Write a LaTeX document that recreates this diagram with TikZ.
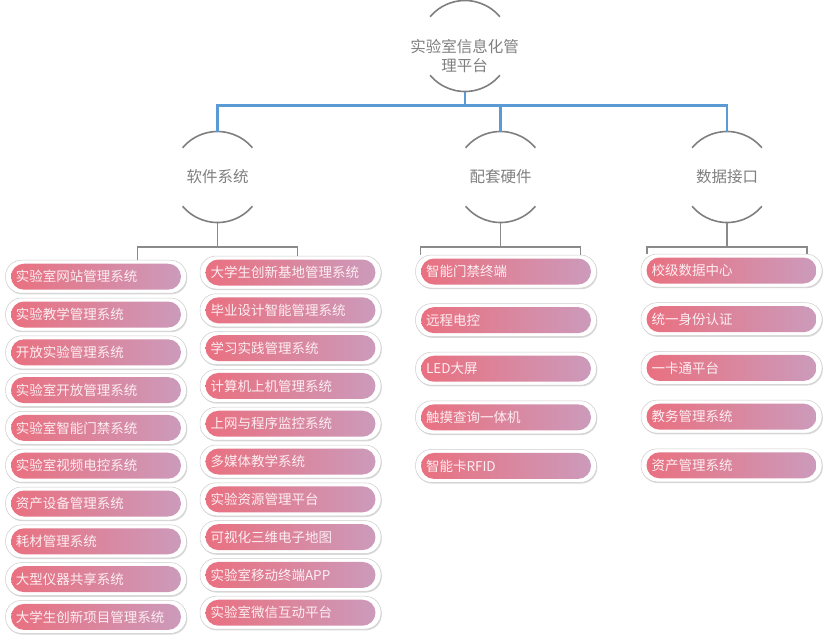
\documentclass[tikz,border=0pt]{standalone}
\usepackage{fontspec}
\newfontfamily\cjk{Noto Sans CJK SC}
\usetikzlibrary{calc,shadows}
\definecolor{hubgray}{HTML}{7F7F7F}
\definecolor{linkblue}{HTML}{5B9BD5}
\definecolor{bargray}{HTML}{8A8A8A}
\definecolor{pillL}{HTML}{EA6F7E}
\definecolor{pillR}{HTML}{CB9CBD}
\definecolor{pilltext}{HTML}{FDEEF2}
\tikzset{
	hub/.style={circle, minimum size=91pt, inner sep=0pt, outer sep=0pt, text=hubgray, align=center, font=\cjk\fontsize{15.5}{18.3}\selectfont},
	arcline/.style={line width=1.6pt, draw=hubgray},
	link/.style={line width=2.2pt, draw=linkblue},
	bracket/.style={line width=1.6pt, draw=bargray},
	pill/.style={rounded corners=16pt, fill=white, draw=black!20, line width=0.5pt,
		minimum width=181pt, minimum height=33pt, text width=160pt, inner xsep=10.5pt, inner ysep=0pt,
		align=left, text=pilltext, font=\cjk\fontsize{13.5}{16}\selectfont,
		drop shadow={shadow xshift=0.8pt, shadow yshift=-1.2pt, opacity=0.3},
		path picture={\shade[left color=pillL, right color=pillR, rounded corners=13pt]
			([xshift=5.5pt, yshift=3.5pt]path picture bounding box.south west) rectangle
			([xshift=-5.5pt, yshift=-3.5pt]path picture bounding box.north east);}}
}

\begin{document}
\begin{tikzpicture}[x=1pt, y=-1pt]
			%%%%% START %%%%%
			\useasboundingbox (0, 0) rectangle (828, 638);
			
			\node[hub] (top) at (465, 46) {};
			\node[hub, minimum size=0pt] (toptext) at (464.5, 56) {实验室信息化管\\理平台};
			
			\node[hub] (soft) at (217.5, 177) {软件系统};
			\node[hub] (hw) at (500.5, 177) {配套硬件};
			\node[hub] (data) at (727, 177) {数据接口};
			
			\draw[arcline] (top.40) arc[start angle=40, end angle=140, radius=45.5pt];
			\draw[arcline] (top.220) arc[start angle=220, end angle=320, radius=45.5pt];
			\draw[arcline] (soft.40) arc[start angle=40, end angle=140, radius=45.5pt];
			\draw[arcline] (soft.220) arc[start angle=220, end angle=320, radius=45.5pt];
			\draw[arcline] (hw.40) arc[start angle=40, end angle=140, radius=45.5pt];
			\draw[arcline] (hw.220) arc[start angle=220, end angle=320, radius=45.5pt];
			\draw[arcline] (data.40) arc[start angle=40, end angle=140, radius=45.5pt];
			\draw[arcline] (data.220) arc[start angle=220, end angle=320, radius=45.5pt];
			
			\coordinate (hubbar) at (465, 105.5);
			\draw[link] (top.south) -- (hubbar);
			\draw[link] (soft.north) |- (hubbar) -| (data.north);
			\draw[link] (hw.north) -- (hw.north |- hubbar);
			
			%%%%% software %%%%%
			\node[pill] (l1) at (96, 276.7) {实验室网站管理系统};
			\node[pill] (l2) at (96, 314.5) {实验教学管理系统};
			\node[pill] (l3) at (96, 352.3) {开放实验管理系统};
			\node[pill] (l4) at (96, 390.1) {实验室开放管理系统};
			\node[pill] (l5) at (96, 427.9) {实验室智能门禁系统};
			\node[pill] (l6) at (96, 465.7) {实验室视频电控系统};
			\node[pill] (l7) at (96, 503.5) {资产设备管理系统};
			\node[pill] (l8) at (96, 541.3) {耗材管理系统};
			\node[pill] (l9) at (96, 579.1) {大型仪器共享系统};
			\node[pill] (l10) at (96, 616.9) {大学生创新项目管理系统};
			
			\node[pill] (r1) at (290.5, 272.5) {大学生创新基地管理系统};
			\node[pill] (r2) at (290.5, 310.3) {毕业设计智能管理系统};
			\node[pill] (r3) at (290.5, 348.1) {学习实践管理系统};
			\node[pill] (r4) at (290.5, 385.9) {计算机上机管理系统};
			\node[pill] (r5) at (290.5, 423.7) {上网与程序监控系统};
			\node[pill] (r6) at (290.5, 461.5) {多媒体教学系统};
			\node[pill] (r7) at (290.5, 499.3) {实验资源管理平台};
			\node[pill] (r8) at (290.5, 537.1) {可视化三维电子地图};
			\node[pill] (r9) at (290.5, 574.9) {实验室移动终端APP};
			\node[pill] (r10) at (290.5, 612.7) {实验室微信互动平台};
			
			%%%%% hardware %%%%%
			\node[pill] (h1) at (506, 271.5) {智能门禁终端};
			\node[pill] (h2) at (506, 320.1) {远程电控};
			\node[pill] (h3) at (506, 368.7) {LED大屏};
			\node[pill] (h4) at (506, 417.3) {触摸查询一体机};
			\node[pill] (h5) at (506, 465.9) {智能卡RFID};
			
			%%%%% data %%%%%
			\node[pill] (d1) at (731.5, 270.5) {校级数据中心};
			\node[pill] (d2) at (731.5, 319.2) {统一身份认证};
			\node[pill] (d3) at (731.5, 367.9) {一卡通平台};
			\node[pill] (d4) at (731.5, 416.6) {教务管理系统};
			\node[pill] (d5) at (731.5, 465.3) {资产管理系统};
			
			%%%%% brackets %%%%%
			\coordinate (softL) at ([xshift=-80pt, yshift=-24.5pt]soft.south);
			\coordinate (softR) at ([xshift=80pt, yshift=-24.5pt]soft.south);
			\draw[bracket] (soft.south) -- (soft.south |- softL);
			\draw[bracket] (softL |- l1.north) -- (softL) -- (softR) -- (softR |- r1.north);
			
			\coordinate (hwL) at ([xshift=-80pt, yshift=-24.5pt]hw.south);
			\coordinate (hwR) at ([xshift=80pt, yshift=-24.5pt]hw.south);
			\draw[bracket] (hw.south) -- (hw.south |- hwL);
			\draw[bracket] (hwL |- h1.north) -- (hwL) -- (hwR) -- (hwR |- h1.north);
			
			\coordinate (dataL) at ([xshift=-80pt, yshift=-24.5pt]data.south);
			\coordinate (dataR) at ([xshift=80pt, yshift=-24.5pt]data.south);
			\draw[bracket] (data.south) -- (data.south |- dataL);
			\draw[bracket] (dataL |- d1.north) -- (dataL) -- (dataR) -- (dataR |- d1.north);
			
			%%%%% END %%%%%
\end{tikzpicture}
\end{document}
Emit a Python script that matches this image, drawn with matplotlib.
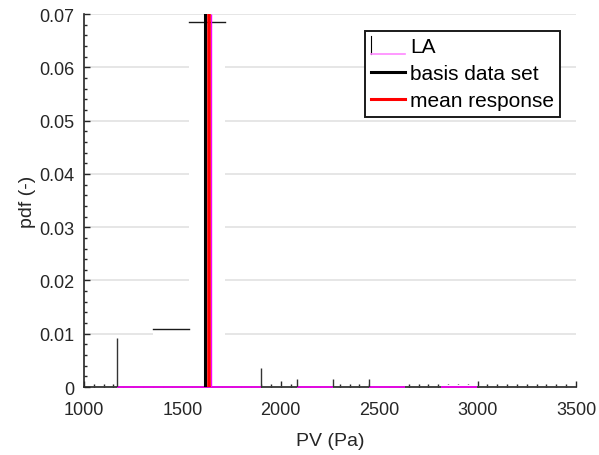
"""PDF of PV for the LA model against the basis data set and the mean response."""

import matplotlib

matplotlib.use("Agg")
import matplotlib.pyplot as plt  # noqa: E402
from matplotlib.legend_handler import HandlerBase  # noqa: E402
from matplotlib.lines import Line2D  # noqa: E402
from matplotlib.patches import Rectangle  # noqa: E402
from matplotlib.ticker import MultipleLocator  # noqa: E402

# LA histogram (bin edges in Pa, pdf per bin)
la_edges = [1168, 1351, 1534, 1717, 1900, 2083, 2266, 2449, 2632, 2815, 2998]
la_pdf = [0.0092, 0.0109, 0.0685, 0.0036, 0.0, 0.0016, 0.0, 0.0015, 0.0, 0.0004]
# bar sides that show up in the picture
la_side_x = [1168, 1900, 2083, 2266, 2449]
la_side_h = [0.0092, 0.0036, 0.0016, 0.0016, 0.0015]
la_line_x = 1648

basis_x = 1616
mean_x = 1638

x_ticks = [1000, 1500, 2000, 2500, 3000, 3500]
y_ticks = [0, 0.01, 0.02, 0.03, 0.04, 0.05, 0.06, 0.07]
y_tick_labels = ["0", "0.01", "0.02", "0.03", "0.04", "0.05", "0.06", "0.07"]

MAGENTA = "#ff00ff"
DARK = "#262626"

plt.rcParams["font.family"] = ["Liberation Sans", "DejaVu Sans"]


class HandlerLA(HandlerBase):
    """Legend key for LA: black left edge plus magenta bottom edge."""

    def create_artists(self, legend, orig_handle, xdescent, ydescent,
                       width, height, fontsize, trans):
        x0, y0 = -xdescent, -ydescent
        side = Line2D([x0, x0], [y0 - 0.1 * height, y0 + 1.1 * height],
                      color="black", lw=0.8, transform=trans)
        bottom = Line2D([x0, x0 + width], [y0 - 0.1 * height, y0 - 0.1 * height],
                        color="#ff88ff", lw=1.2, transform=trans)
        return [side, bottom]


fig = plt.figure(figsize=(5.99, 4.56), dpi=100)
ax = fig.add_axes([0.140, 0.149, 0.8216, 0.818])
ax.set_axisbelow(True)

# white-faced bars hide the grid and the inward ticks behind them
for left, right, h in zip(la_edges[:-1], la_edges[1:], la_pdf):
    if h <= 0:
        continue
    ax.add_patch(Rectangle((left, 0), right - left, h, facecolor="white",
                           edgecolor="none", zorder=1))
    ax.plot([left, right], [0, 0], color=MAGENTA, lw=1.2, zorder=3,
            clip_on=False, solid_capstyle="butt")
    if h > 0.01:
        ax.plot([left, right], [h, h], color="#1a1a1a", lw=1.0, zorder=3)
ax.vlines(la_side_x, 0, la_side_h, color="#333333", lw=1.0, zorder=3)
ax.vlines(la_line_x, 0, 0.07, color=MAGENTA, lw=1.0, zorder=3)

ax.axvline(basis_x, color="black", lw=2.2, zorder=4)
ax.axvline(mean_x, color="red", lw=2.6, zorder=4)

ax.set_xlim(1000, 3500)
ax.set_ylim(0, 0.07)
ax.set_xticks(x_ticks)
ax.set_yticks(y_ticks)
ax.set_yticklabels(y_tick_labels)
ax.xaxis.set_minor_locator(MultipleLocator(50))
ax.yaxis.set_minor_locator(MultipleLocator(0.002))
ax.tick_params(which="both", direction="in", color=DARK, width=1.0,
               labelcolor=DARK, labelsize=13, top=False, right=False)
ax.tick_params(which="major", length=4)
ax.tick_params(which="minor", length=2.5)
ax.tick_params(axis="x", pad=10)
ax.tick_params(axis="y", pad=7)
ax.grid(axis="y", color="#e2e2e2", lw=1.2)
ax.grid(axis="x", visible=False)

for side in ("top", "right"):
    ax.spines[side].set_visible(False)
for side in ("left", "bottom"):
    ax.spines[side].set_color(DARK)
    ax.spines[side].set_linewidth(1.2)

ax.set_xlabel("PV (Pa)", fontsize=14, color=DARK, labelpad=10)
ax.set_ylabel("pdf (-)", fontsize=14, color=DARK, labelpad=2)

la_key = object()
basis_key = Line2D([], [], color="black", lw=2.2)
mean_key = Line2D([], [], color="red", lw=2.2)
leg = ax.legend([la_key, basis_key, mean_key],
                ["LA", "basis data set", "mean response"],
                handler_map={la_key: HandlerLA()},
                loc="upper right", bbox_to_anchor=(0.9675, 0.954),
                borderaxespad=0, fontsize=15, handlelength=1.6,
                handletextpad=0.25, labelspacing=0.38, borderpad=0.3,
                fancybox=False, framealpha=1)
leg.get_frame().set_edgecolor("#1a1a1a")
leg.get_frame().set_linewidth(1.4)
leg.set_zorder(5)

fig.savefig("out.png", dpi=100)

→ **TASK DESCRIPTION**
Copy each line that contains the word "with".

→ **RESULT OF THIS EXERCISE**
Write a LaTeX document that recreates this diagram with TikZ.
Emit a Python script that matches this image, drawn with matplotlib.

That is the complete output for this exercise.